Se la condanna moralistica di stampo moralistico ha sicuramente nuociuto al regista tedesco, qualcosa di simile è accaduto a David Lynch nel 1986, quando ha visto escludere dalla kermesse veneziana il suo ultimo film ‘Velluto Blu’ dal direttore di allora, Gian Luigi Rondi:

dopo solo 20 minuti di anteprima, alla prima immagine di Isabella Rossellini nuda ed emaciata – il noto critico ha interrotto la visione, estromettendo il film dalla Mostra di Venezia. Vedere la figlia della musa del cinema Ingrid Bergman così ridotta ha evidentemente shockato Rondi, condannando quello che ancora oggi è considerato come uno dei migliori film del visionario regista americano alla girone dei “dannati” del cinema.

Gli anni Novanta si aprono con una nuova polemica attorno all’assegnazione del Leone d’Oro, consegnato al non eccelso Tom Stoppard con ‘Rosencrantz e Guildenstern sono morti’ a discapito dei più quotati film di Jane Campion e Martin Scorsese: la rivolta del pubblico, dei giornalisti e dei critici riguardo a questa dubbia decisione riporta immediatamente alla mente le querelle legate ai premi negati a Luchino Visconti negli anni Cinquanta.

Qualcosa di simile accadrà anche nell’edizione del 1991 – con Urga di Nikita Michalkov, film oggi caduto nell’oblio – preferito all’ormai classico del cinema Lanterne rosse‘ del regista cinese Zhang Yimou.

Negli anni successivi, anche grazie alla moltiplicazione dei premi minori assegnati e ad una più sensibile ricerca e inserimento in concorso di talenti stranieri in gara, sono pochi i polveroni polemici legati al festival.

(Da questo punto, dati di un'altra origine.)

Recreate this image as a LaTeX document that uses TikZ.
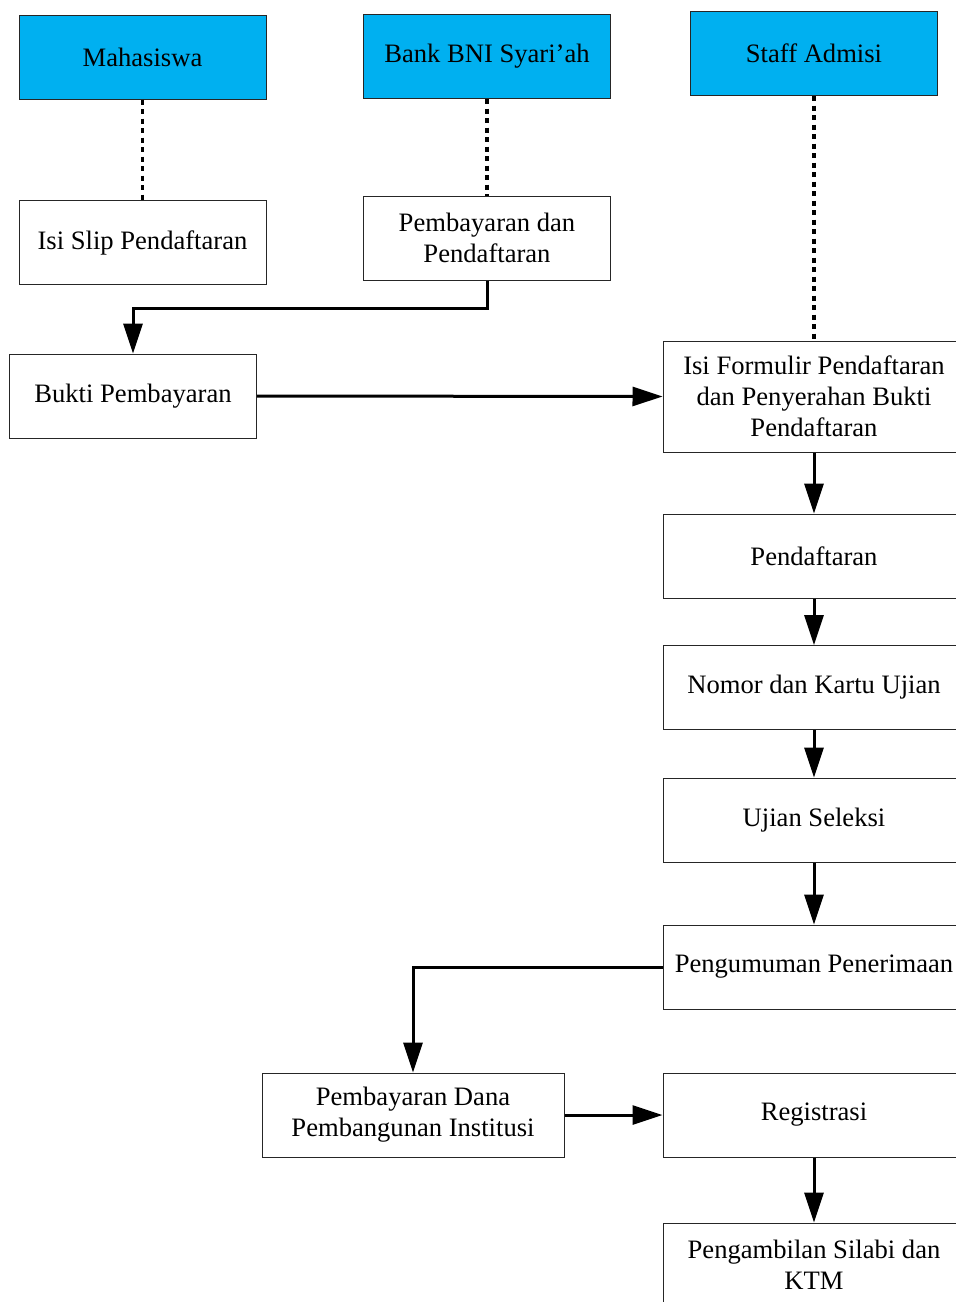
\documentclass[tikz,border=0pt]{standalone}
\usepackage{fontspec}
\setmainfont{Liberation Serif}
\usetikzlibrary{arrows.meta}
\definecolor{birulangit}{HTML}{00B0F0}
\tikzset{
  kotak/.style={draw=black!85, line width=1pt, minimum width=247pt, minimum height=84pt,
    inner sep=0pt, align=center, font=\fontsize{26.6}{31}\selectfont},
  kotaklebar/.style={kotak, minimum width=302pt},
  pelaku/.style={kotak, fill=birulangit},
  panah/.style={line width=3pt, -{Triangle[length=30pt,width=19pt]}},
  titik/.style={line width=3.5pt, dash pattern=on 5pt off 4.5pt},
}
\begin{document}
\begin{tikzpicture}[x=1pt,y=-1pt]
  \useasboundingbox (0,0) rectangle (956,1302);
  \clip (0,0) rectangle (956,1302);
  % Pelaku
  \node[pelaku] (mhs) at (142.5,57) {Mahasiswa};
  \node[pelaku] (bank) at (487,56.5) {Bank BNI Syari’ah};
  \node[pelaku] (staf) at (814,53.5) {Staff Admisi};
  % Kegiatan awal
  \node[kotak] (slip) at (142.5,242.5) {Isi Slip Pendaftaran};
  \node[kotak] (bayar) at (487,238) {Pembayaran dan\\Pendaftaran};
  \node[kotak] (bukti) at (133,396) {Bukti Pembayaran};
  % Kolom kanan
  \node[kotaklebar, minimum height=111pt] (formulir) at (814,396.5) {Isi Formulir Pendaftaran\\dan Penyerahan Bukti\\Pendaftaran};
  \node[kotaklebar] (daftar) at (814,556) {Pendaftaran};
  \node[kotaklebar] (nomor) at (814,687.5) {Nomor dan Kartu Ujian};
  \node[kotaklebar] (ujian) at (814,820) {Ujian Seleksi};
  \node[kotaklebar] (umum) at (814,967) {Pengumuman Penerimaan};
  \node[kotaklebar] (dana) at (413,1115) {Pembayaran Dana\\Pembangunan Institusi};
  \node[kotaklebar] (regis) at (814,1115) {Registrasi};
  \node[kotaklebar] (ktm) at (814,1265) {Pengambilan Silabi dan\\KTM};
  % Garis titik-titik
  \draw[titik] (mhs.south) -- (slip.north);
  \draw[titik] (bank.south) -- (bayar.north);
  \draw[titik] (staf.south) -- (formulir.north);
  % Alur
  \draw[panah] (bayar.south) -- ++(0,28) -| (bukti.north);
  \draw[panah] (bukti.east) -- (formulir.west);
  \draw[panah] (formulir.south) -- (daftar.north);
  \draw[panah] (daftar.south) -- (nomor.north);
  \draw[panah] (nomor.south) -- (ujian.north);
  \draw[panah] (ujian.south) -- (umum.north);
  \draw[panah] (umum.west) -| (dana.north);
  \draw[panah] (dana.east) -- (regis.west);
  \draw[panah] (regis.south) -- (ktm.north);
\end{tikzpicture}
\end{document}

Non si può non notare però la scarsa considerazione con cui i giurati della manifestazione hanno generalmente degnato i film di animazione: si pensi ai capolavori di regista Hayao Miyazaki, perennemente ignorato (nonostante il ‘contentino’ del premio alla carriera assegnatogli nel 2005), e nel 2003, la bagarre orchestrata da Bellocchio, che ha visto trascurato il film sul sequestro di Aldo Moro ‘Buongiorno notte a favore del politicamente innocuo ‘Il ritorno’ del regista russo Andrej Zvjagintsev, nel 2008 la giuria di Venezia ignora completamente The Hurt Locker’ di Kathryn Bigelow, che trionferà la notte dell’Oscar l’anno successivo, mentre nel 2010 il premio assegnato al laccato e insapore ‘Somewhere‘ ha fatto storcere il naso a molti.

Per il prossimo futuro, aspettiamo e prospettiamo che due giovani registi di talento come Steve McQueen e Xavier Dolan abbiano presto l’occasione di portare a casa il premio più ambito e vedere consacrato anche alla Mostra di Venezia il loro talento e auguriamoci che gli scandali non manchino, ma che i grandi film non vengano mai dimenticati.